During his beginning as a footballer, Poy was strongly questioned by Central's supporters so he was about to leave the club in 1969 when Club Atlético Los Andes (that played in Primera División by then) was interested in hiring him. It is said that Poy hid in the islands near to Paraná river to avoid being found and transferred to Los Andes. The legend says that Poy was hidden during a week until he returned to Rosario where he rejected the offer to play at Los Andes.

In 1971 Poy won the Primera División championship with Rosario Central. During the semifinals against Newell's Old Boys, Poy scored his famous "palomita" goal, heading the ball with his body in horizontal position, without touching the grass. This goal against the arch-rival became legendary and is still remembered by all the Rosario Central fans.
Two years later Poy won his second title with Central, the 1973 Torneo Nacional, in a final round played with River Plate, San Lorenzo and Atlanta.

In December 1974 Central played the qualifiers for Copa Libertadores against Newell's. Poy disputed the ball with Mario Zanabria, being injured in his left knee. He went to surgery to be operated on his leg. After the recovery Poy returned to play football again, but he had to be operated again so he decided to end his professional career.

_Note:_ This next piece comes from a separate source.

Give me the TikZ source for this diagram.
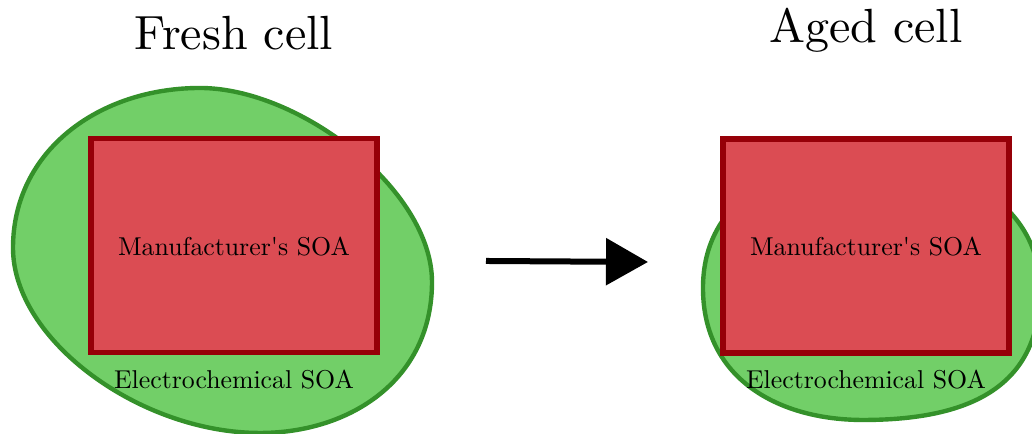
\documentclass[tikz,border=0pt]{standalone}
\usepackage{graphicx}
\usetikzlibrary{arrows.meta}
\definecolor{soagreen}{RGB}{114,207,104}
\definecolor{soagreenline}{RGB}{52,145,42}
\definecolor{soared}{RGB}{219,76,83}
\definecolor{soaredline}{RGB}{150,0,8}
\newcommand{\soatext}[1]{\scalebox{0.645}{#1}}
\newcommand{\titletext}[1]{\scalebox{1.2}{#1}}
\tikzset{
  blob/.style={fill=soagreen, draw=soagreenline, line width=1.1pt},
  soabox/.style={rectangle, fill=soared, draw=soaredline, line width=1.3pt,
    minimum width=71.5pt, minimum height=53.5pt, inner sep=0pt},
  soalabel/.style={inner sep=0pt},
  title/.style={inner sep=0pt},
  bigarrow/.style={line width=1.5pt, -{Triangle[length=10.5pt, width=11.5pt]}}
}
\begin{document}
\begin{tikzpicture}[x=0.25pt, y=-0.25pt]
  \useasboundingbox (0,0) rectangle (1032,434);

  % fresh cell: wide electrochemical region
  \draw[blob] (13,248) .. controls (13,150) and (100,88) .. (200,88)
    .. controls (300,88) and (432,190) .. (432,282)
    .. controls (432,380) and (350,433) .. (260,433)
    .. controls (140,433) and (13,340) .. (13,248) -- cycle;
  \node[soabox] (fman) at (234,245.5) {};
  \node[soalabel] at (234,247) {\soatext{Manufacturer\textquotesingle s SOA}};
  \node[soalabel] (fel) at (234,380) {\soatext{Electrochemical SOA}};
  \node[title] (ftitle) at (234,33) {\titletext{Fresh cell}};

  % ageing arrow
  \coordinate (arrstart) at (486,261);
  \coordinate (arrend) at (648,262);
  \draw[bigarrow] (arrstart) -- (arrend);

  % aged cell: shrunken electrochemical region
  \draw[blob] (703,288) .. controls (703,380) and (780,420) .. (863,420)
    .. controls (980,420) and (1040,380) .. (1040,290)
    .. controls (1040,200) and (950,160) .. (870,160)
    .. controls (780,160) and (703,200) .. (703,288) -- cycle;
  \node[soabox] (aman) at (866,246) {};
  \node[soalabel] at (866,247) {\soatext{Manufacturer\textquotesingle s SOA}};
  \node[soalabel] (ael) at (866,380) {\soatext{Electrochemical SOA}};
  \node[title] (atitle) at (866,30) {\titletext{Aged cell}};
\end{tikzpicture}
\end{document}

Poy totalized 292 matches in Primera División tournaments, scoring 61 goals. He also played 16 games in the Copa Libertadores with 3 goals scored, always playing with Rosario Central. Poy played 25 Rosarino derby against Newell's, winning 10, with 4 losses and 11 ties. Newell's was the team Poy scored the most goals (6), followed by Boca Juniors with 5 goals.

===The diving header===

On 19 December 1971, Rosario Central played the semifinals of Nacional championship against arch-rival Newell's Old Boys in the Estadio Monumental. Central won by 1–0 with the most famous goal scored by Poy, the Palomita (diving head). This result qualified Central to play the finals, where the team would win the first championship in its history.

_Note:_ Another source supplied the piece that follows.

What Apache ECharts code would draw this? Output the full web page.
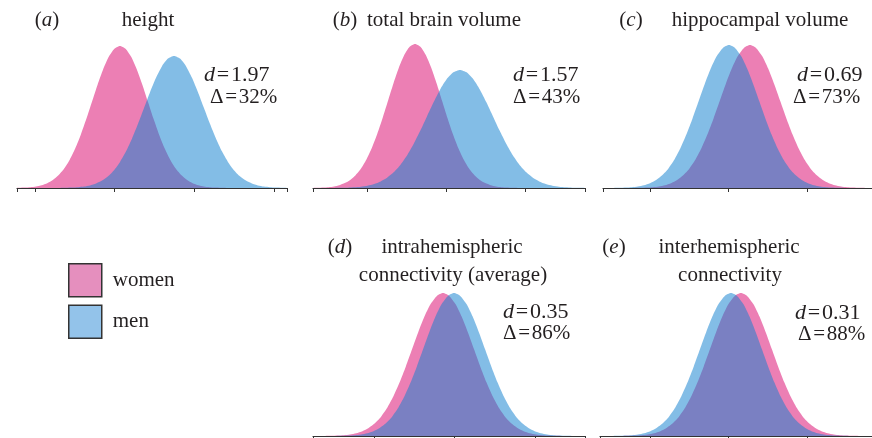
<!DOCTYPE html>
<html><head><meta charset="utf-8">
<script src="https://cdn.jsdelivr.net/npm/echarts@6/dist/echarts.min.js"></script>
<style>html,body{margin:0;padding:0;background:#fff}#c{width:872px;height:438px}</style>
</head><body><div id="c"></div>
<script>
// ---- data ----
const panelLetters = ['a', 'b', 'c', 'd', 'e'];
const panelTitles = [['height'], ['total brain volume'], ['hippocampal volume'],
  ['intrahemispheric', 'connectivity (average)'], ['interhemispheric', 'connectivity']];
const dValues = ['1.97', '1.57', '0.69', '0.35', '0.31'];
const deltaValues = ['32%', '43%', '73%', '86%', '88%'];
const seriesNames = ['women', 'men'];
// distribution centres / spreads in axis-tick units, peak heights relative to panel height
const womenMean = [1.066, 0.608, 1.274, 0.857, 1.159];
const womenSD   = [0.351, 0.342, 0.387, 0.385, 0.395];
const womenPeak = [0.947, 0.960, 0.953, 0.953, 0.953];
const menMean   = [1.744, 1.177, 1.006, 0.994, 1.032];
const menSD     = [0.376, 0.418, 0.387, 0.385, 0.395];
const menPeak   = [0.880, 0.787, 0.953, 0.953, 0.953];
const axisMin = [-0.226, -0.684, -0.60, -0.758, -0.637];
const axisMax = [3.162, 2.76, 2.83, 2.62, 2.83];
const tickValues = [[0, 1, 2, 3], [0, 1, 2], [0, 1, 2], [0, 1, 2], [0, 1, 2]];
// bell-curve profile: offset (in SD) and relative height
const bellZ = [-4, -3.8, -3.6, -3.4, -3.2, -3, -2.8, -2.6, -2.4, -2.2, -2, -1.8, -1.6, -1.4, -1.2, -1, -0.8, -0.6, -0.4, -0.2, 0,
  0.2, 0.4, 0.6, 0.8, 1, 1.2, 1.4, 1.6, 1.8, 2, 2.2, 2.4, 2.6, 2.8, 3, 3.2, 3.4, 3.6, 3.8, 4];
const bellY = [0.0003, 0.0007, 0.0015, 0.0031, 0.0060, 0.0111, 0.0198, 0.0340, 0.0561, 0.0889, 0.1353, 0.1979, 0.2780, 0.3753, 0.4868, 0.6065, 0.7261, 0.8353, 0.9231, 0.9802, 1,
  0.9802, 0.9231, 0.8353, 0.7261, 0.6065, 0.4868, 0.3753, 0.2780, 0.1979, 0.1353, 0.0889, 0.0561, 0.0340, 0.0198, 0.0111, 0.0060, 0.0031, 0.0015, 0.0007, 0.0003];

// ---- layout ----
const gridLayout = [
  {left: 17, width: 270, top: 38, height: 150},
  {left: 313, width: 272, top: 38, height: 150},
  {left: 603, width: 269, top: 38, height: 150},
  {left: 313, width: 272, top: 286, height: 150},
  {left: 600, width: 272, top: 286, height: 150}
];
const letterPos = [[47, 20], [345, 20], [631, 20], [340, 247], [614, 247]];
const titlePos = [[148, 20], [444, 20], [760, 20], [452, 247], [729, 247]];
const dPos = [[204, 75], [513, 75], [797, 75], [503, 312], [795, 313]];
const deltaPos = [[210, 97], [513, 97], [793, 97], [503, 333], [798, 334]];

const FONT = '"Liberation Serif", "Times New Roman", serif';
const TXT = '#231f20';
const PINK = '#ec7fb4';
const BLUE_A = 'rgba(18,128,207,0.52)';
const HS = '\u200a';

function curve(mean, sd, peak) {
  return bellZ.map((z, i) => [mean + z * sd, peak * bellY[i]]);
}

const grid = [], xAxis = [], yAxis = [], series = [], graphic = [];
panelLetters.forEach((L, p) => {
  grid.push(Object.assign({containLabel: false}, gridLayout[p]));
  xAxis.push({
    type: 'value', gridIndex: p, min: axisMin[p], max: axisMax[p], z: 5,
    splitLine: {show: false},
    axisLine: {show: true, onZero: false, lineStyle: {color: '#333', width: 1.2}},
    axisTick: {show: true, length: 4, lineStyle: {color: '#333', width: 1},
      customValues: [axisMin[p]].concat(tickValues[p], [axisMax[p]])},
    axisLabel: {show: false}
  });
  yAxis.push({type: 'value', gridIndex: p, min: 0, max: 1, show: false});
  series.push({
    name: seriesNames[0], type: 'line', xAxisIndex: p, yAxisIndex: p,
    data: curve(womenMean[p], womenSD[p], womenPeak[p]),
    showSymbol: false, smooth: 0.2, silent: true, z: 2,
    itemStyle: {color: PINK}, lineStyle: {width: 0}, areaStyle: {color: PINK, opacity: 1}
  });
  series.push({
    name: seriesNames[1], type: 'line', xAxisIndex: p, yAxisIndex: p,
    data: curve(menMean[p], menSD[p], menPeak[p]),
    showSymbol: false, smooth: 0.2, silent: true, z: 3,
    itemStyle: {color: BLUE_A}, lineStyle: {width: 0}, areaStyle: {color: BLUE_A, opacity: 1}
  });
  graphic.push({
    type: 'text', x: letterPos[p][0], y: letterPos[p][1],
    style: {text: '{n|(}{i|' + L + '}{n|)}', align: 'center', verticalAlign: 'middle',
      rich: {n: {font: '21px ' + FONT, fill: TXT}, i: {font: 'italic 21px ' + FONT, fill: TXT}}}
  });
  panelTitles[p].forEach((t, k) => {
    graphic.push({
      type: 'text', x: titlePos[p][0] + (k ? 1 : 0), y: titlePos[p][1] + k * 28,
      style: {text: t, font: '21px ' + FONT, fill: TXT, align: 'center', verticalAlign: 'middle'}
    });
  });
  graphic.push({
    type: 'text', x: dPos[p][0], y: dPos[p][1],
    style: {text: '{i|d}{n|' + HS + '=' + HS + dValues[p] + '}', align: 'left', verticalAlign: 'middle',
      rich: {n: {font: '22px ' + FONT, fill: TXT}, i: {font: 'italic 22px ' + FONT, fill: TXT}}}
  });
  graphic.push({
    type: 'text', x: deltaPos[p][0], y: deltaPos[p][1],
    style: {text: '\u0394' + HS + '=' + HS + deltaValues[p], font: '21px ' + FONT, fill: TXT, align: 'left', verticalAlign: 'middle'}
  });
});

const chart = echarts.init(document.getElementById('c'), null, {renderer: 'canvas'});
chart.setOption({
  animation: false,
  backgroundColor: '#fff',
  grid, xAxis, yAxis, series, graphic,
  legend: {
    orient: 'vertical', left: 68, top: 263, padding: 0, itemWidth: 33, itemHeight: 33, itemGap: 7,
    icon: 'rect', selectedMode: false,
    data: [
      {name: seriesNames[0], itemStyle: {color: '#e58fbe', borderColor: '#333', borderWidth: 1.5}},
      {name: seriesNames[1], itemStyle: {color: '#93c3ea', borderColor: '#333', borderWidth: 1.5}}
    ],
    textStyle: {fontFamily: FONT, fontSize: 21, color: TXT, padding: [0, 0, 0, 6]}
  }
});
</script>
</body></html>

This goal became legendary, being still remembered by all the Central fans who every 19 December join to commemorate that goal and then championship. In the meeting, the gameplay is recreated exactly as it was, being Poy himself who scores the goal as if he still plays for Central while the fans celebrate the goal. Besides, a group of Central's fans tried to register the diving head goal at the Guinness World Records as "the most celebrated goal in the history of football", although this has not happened yet.

The meeting has changed its place several times, moving to different regions of Argentina and even outside the country. In 1997 the goal was recreated in Cuba, where Ernesto Guevara (the youngest son of Che Guevara, a famous fan of Rosario Central) played the role of Poy scoring the goal as in 1971. The celebration has also been carried out to United States (in 2000 and 2013), Chile (2002) and Uruguay (2008).

== After football ==

In 2011 Poy was elected as councillor representing Frente Progresista, Cívico y Social of Rosario.

== Honours ==
=== Club ===
- Rosario Central
- Primera Division Argentina: 1971 Nacional, 1973 Nacional

==Literature==
Famous Argentine writer Roberto Fontanarrosa wrote a short story called 19 de Diciembre de 1971 (the date of the match), included in the book Área 18 from the same writer. The story is about a man -the Old Casale- who had never seen Rosario Central to lose a match against Newell's Old Boys. Before the decisive semi-final game, a group of friends of Casale's son invited him to watch the game in the stadium. The boys thought that Casale would bring good luck to the team so he had never seen a defeat at the hands of Newell's.

But Casale refused to go to the stadium with the boys, alleging that he had a heart disease since two years ago and want to avoid strong emotions. As Casale persisted in not to go, the friends decided to kidnap Casale to take him to the Estadio Monumental. The plan is carried out successfully and the story ends with Casale dying of a heart attack due to the emotion that the victory caused on him.